During this time, a new SCOBY will begin to grow on the top of the liquid. At first it will look clear, and ugly but then start to look like a white cake. It'll typically be between 1/8 to 1/2 inch thick (I've seen it has thick as an inch) After 5 days, I typically push a straw through the edge of the SCOBY into the liquid. And pull out a sample into a small dish then taste. If it's too sweet, it needs to ferment more. The longer it ferments, the more like vinegar it'll become. (This is where the journal comes in handy, as after 3-4 batches you'll get it down to a science on what's best for you. I like my Kombucha to be slightly sweet, but more on the vinegar side)
Simple Directions - 2nd fermentation
Remove the original SCOBY (Which will either be on the bottom of the container, or it may have floated to the top. It may have even combined with the new SCOBY. Just pull it apart if it has. The new SCOBY you can cut into quarters. (Now you have 5 SCOBY's). Place all five in a 1 quart jar, and put 1 cup of the Kobucha in to keep it alive. Just store in a dark place with a plastic lid, until your next batch. (You're next batch, you can place all 5 SCOBY's in, which will speed up the fermentation process. Or give them to friends.)
The second fermentation is where you get the bubbles. :) This is also where you can flavor your Kombucha with fruit (If you like). I typically use about 2 Tablspoons of fruit puree to every 8-10oz of Kombucha. My favorite is Papaya & Mango (Which I peel, cut and place in a food processor to puree)
If bottling, sterilize everything by dipping into a pot of boiling water. (Like you would do if canning). But let the bottles cool before you put the Kombucha in.
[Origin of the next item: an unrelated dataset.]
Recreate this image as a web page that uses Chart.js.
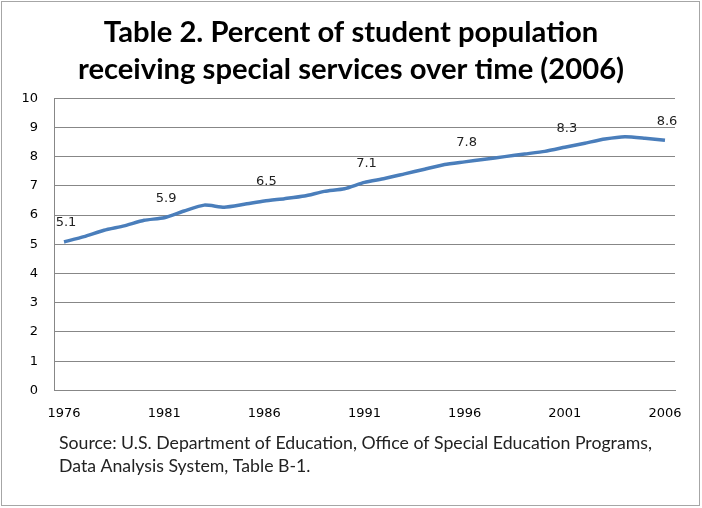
<!DOCTYPE html>
<html>
<head>
<meta charset="utf-8">
<script src="https://cdn.jsdelivr.net/npm/chart.js@4"></script>
<style>
html, body { margin: 0; padding: 0; background: #fff; }
#wrap { position: relative; width: 702px; height: 508px; }
#frame { position: absolute; left: 1px; top: 1px; width: 697px; height: 503px; border: 1px solid #a6a6a6; }
canvas { position: absolute; left: 0; top: 0; }
</style>
</head>
<body>
<div id="wrap">
<div id="frame"></div>
<canvas id="lineChart" width="702" height="508"></canvas>
</div>
<script>
// data
var years = [1976,1977,1978,1979,1980,1981,1982,1983,1984,1985,1986,1987,1988,1989,1990,
             1991,1992,1993,1994,1995,1996,1997,1998,1999,2000,2001,2002,2003,2004,2005,2006];
var percent = [5.08,5.26,5.48,5.63,5.82,5.91,6.14,6.34,6.27,6.37,6.48,6.56,6.65,6.81,6.90,
               7.12,7.25,7.41,7.57,7.73,7.82,7.91,8.00,8.09,8.18,8.32,8.46,8.60,8.68,8.63,8.56];
var labelledYears = [1976,1981,1986,1991,1996,2001,2006];
var titleLines = ["Table 2. Percent of student population", "receiving special services over time (2006)"];
var sourceLines = ["Source: U.S. Department of Education, Office of Special Education Programs,",
                   "Data Analysis System, Table B-1."];

// value labels above the labelled years
var valueLabels = {
  id: 'valueLabels',
  afterDatasetsDraw: function(chart) {
    var ctx = chart.ctx;
    var meta = chart.getDatasetMeta(0);
    ctx.save();
    ctx.font = '13px "DejaVu Sans"';
    ctx.fillStyle = '#222';
    ctx.textAlign = 'center';
    ctx.textBaseline = 'middle';
    meta.data.forEach(function(pt, i) {
      if (labelledYears.indexOf(years[i]) < 0) return;
      ctx.fillText(percent[i].toFixed(1), pt.x + 2, pt.y - 19);
    });
    ctx.restore();
  }
};

// source note under the axis
var sourceNote = {
  id: 'sourceNote',
  afterDraw: function(chart) {
    var ctx = chart.ctx;
    ctx.save();
    ctx.font = '17.7px Lato';
    ctx.fillStyle = '#222';
    ctx.textAlign = 'left';
    ctx.textBaseline = 'middle';
    ctx.fillText(sourceLines[0], 59, 443);
    ctx.fillText(sourceLines[1], 59, 466);
    ctx.restore();
  }
};

var ctxL = document.getElementById("lineChart").getContext('2d');
var myLineChart = new Chart(ctxL, {
type: 'line',
data: {
labels: years,
datasets: [{
label: "Percent",
data: percent,
borderColor: '#4a7ebb',
borderWidth: 3.5,
pointRadius: 0,
tension: 0.2,
fill: false
}]
},
options: {
responsive: false,
animation: false,
layout: { padding: { left: 0, right: 0, top: 0, bottom: 72 } },
plugins: {
legend: { display: false },
tooltip: { enabled: false },
title: {
display: true,
text: titleLines,
color: '#000',
font: { family: 'Lato', size: 29.2, weight: 'bold', lineHeight: 1.27 },
padding: { top: 14, bottom: 10 }
}
},
scales: {
x: {
offset: true,
grid: { display: false, drawTicks: false },
border: { display: true, color: '#878787', width: 1 },
ticks: {
autoSkip: false,
maxRotation: 0,
padding: 15,
color: '#000',
font: { family: 'DejaVu Sans', size: 13 },
callback: function(v, i) { return labelledYears.indexOf(years[i]) >= 0 ? years[i] : ''; }
}
},
y: {
min: 0,
max: 10,
afterFit: function(scale) { scale.width = 54; },
grid: { color: '#878787', lineWidth: 1, drawTicks: false },
border: { display: true, color: '#878787', width: 1 },
ticks: {
stepSize: 1,
padding: 16,
color: '#000',
font: { family: 'DejaVu Sans', size: 13 }
}
},
// empty right margin so the title stays centred on the page
yRight: {
position: 'right',
min: 0,
max: 10,
afterFit: function(scale) { scale.width = 27; },
grid: { display: false, drawTicks: false },
border: { display: false },
ticks: { display: false }
}
}
},
plugins: [valueLabels, sourceNote]
});
</script>
</body>
</html>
- Put a funnel, with a sieve on top (To filter out yeast\bacteria) into the bottle.
- If using fruit puree, put 2 Tablespoons of the puree in.
- Using a dipper, pour the kombucha into the bottle, leaving about an inch or two gap in the neck.
- Cap and set aside for 2-3 days.
Mason Jar Directions
Essentially same concept. Sterilize everything.
- If flavoring, add about 6 Tablespoons of fruit puree into 1 quart jar, then fill jar with Kombucha.
- Leave about 1 inch at the top, then place plastic lid on top.
- Set aside for 2-3 days
Same. Sterilize, add flavor (About 2TB per 8-10oz Kombucha). Cap, and set aside.
Remember to keep a good journal on the following;
- What day you brewed the tea
- What type of water (And how much)
- What type of sugar (And how much)
- What type of Tea (And how much)
- How long for 1st fermentation
- When you started 2nd Fermentation
- What flavor (Fruit) if any, and how much.
- How long second fermentation
- And of course how the finished product tasted. (I.e. Great fizz, too much like vinegar, etc.)
All of these notes will help you hone in on the perfect recipe for you.